An electrophoretic display comprises an electrophoretic medium (electronic ink or “E-ink”) containing charged particles in a fluid, a plurality of display elements (pixels) arranged in a matrix, first and second electrodes associated with each pixel, and a voltage driver for applying a potential difference to the electrodes of each pixel to cause charged particles to occupy a position between the electrodes, depending on the value and duration of the applied potential difference, so as to display an image or other information.
A display device of the type mentioned in the opening paragraph is, for example, known from international patent application WO 99/53373WO, published Apr. 9, 1999, by E Ink Corporation, Cambridge, Mass., U.S., and entitled “Full Color Reflective Display With Multichromatic Sub-Pixels”. That patent application discloses a display comprising two substrates, one of which is transparent. The other substrate is provided with electrodes arranged in rows and columns. A crossing between a row and a column electrode is associated with a display element or pixel. The display element is coupled to the column electrode via a thin-film transistor (TFT), the gate of which is coupled to the row electrode. This arrangement of display elements, TFT transistors and row and column electrodes jointly forms an active matrix. Furthermore, the display element comprises a pixel electrode. A row driver selects a row of display elements and the column driver supplies a data signal to the selected row of display elements via the column electrodes and the TFT transistors. The data signal corresponds to graphic data to be displayed.

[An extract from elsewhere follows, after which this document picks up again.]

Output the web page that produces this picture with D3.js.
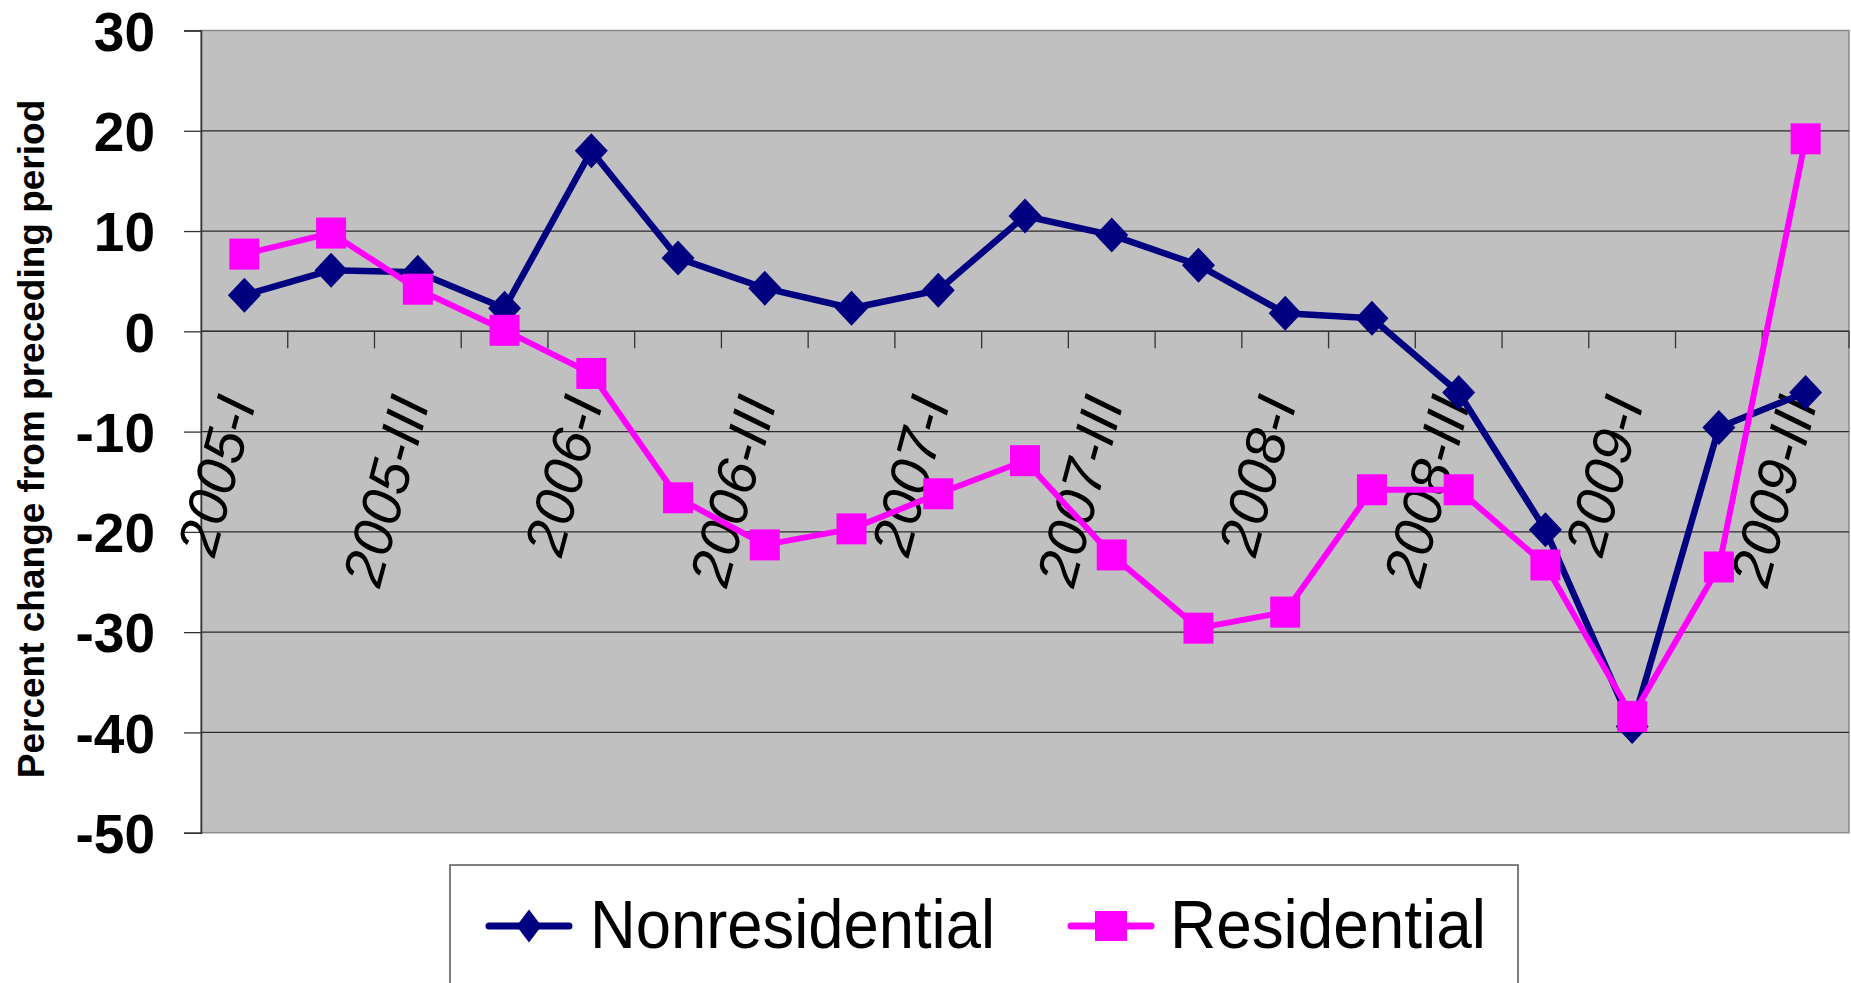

Furthermore, electrophoretic medium is provided between the pixel electrode and a common electrode provided on the transparent substrate. The electrophoretic medium comprises multiple microcapsules of about 10 to 50 microns. Each microcapsule comprises, for example, positively charged white particles and negatively charged black particles suspended in a fluid. When a negative field is applied to the common electrode, the white particles move to the side of the microcapsule directed to the transparent substrate, and the display element becomes visible to a viewer. Simultaneously, the black particles move to the pixel electrode at the opposite side of the microcapsule where they are hidden from the viewer. By applying a negative field to the pixel electrode, the black particles move to the common electrode at the side of the microcapsule directed to the transparent substrate, and the display element appears dark to a viewer. When the electric field is removed, the display device remains in the acquired state and exhibits a bi-stable character.
Grayscale or gradients in color in the display device images can be generated by controlling the amount of particles that move to the counter electrode at the top of the microcapsules. For example, the energy of the positive or negative electric field, defined as the product of field strength and time of application, controls the amount of particles moving to the top of the microcapsules. These gradations are, generally, created by applying voltage pulses for specified time periods.
These displays are strongly influenced by image history, dwell time, temperature, humidity, lateral inhomogeneity of the electrophoretic foils, etc. In particular, to offset these and other factors and bring a display element to a desired optical state, there is often a need to apply a sequence of potential differences, rather than a single potential difference. The potential difference or sequence of potential differences is also referred to in this application as a waveform. Reference waveforms for various transitions between optical states are typically stored in the form of look-up tables in the display device memory. Waveforms are typically composed of multiple frames because display requires a longer address time than the holding ratio of the active display.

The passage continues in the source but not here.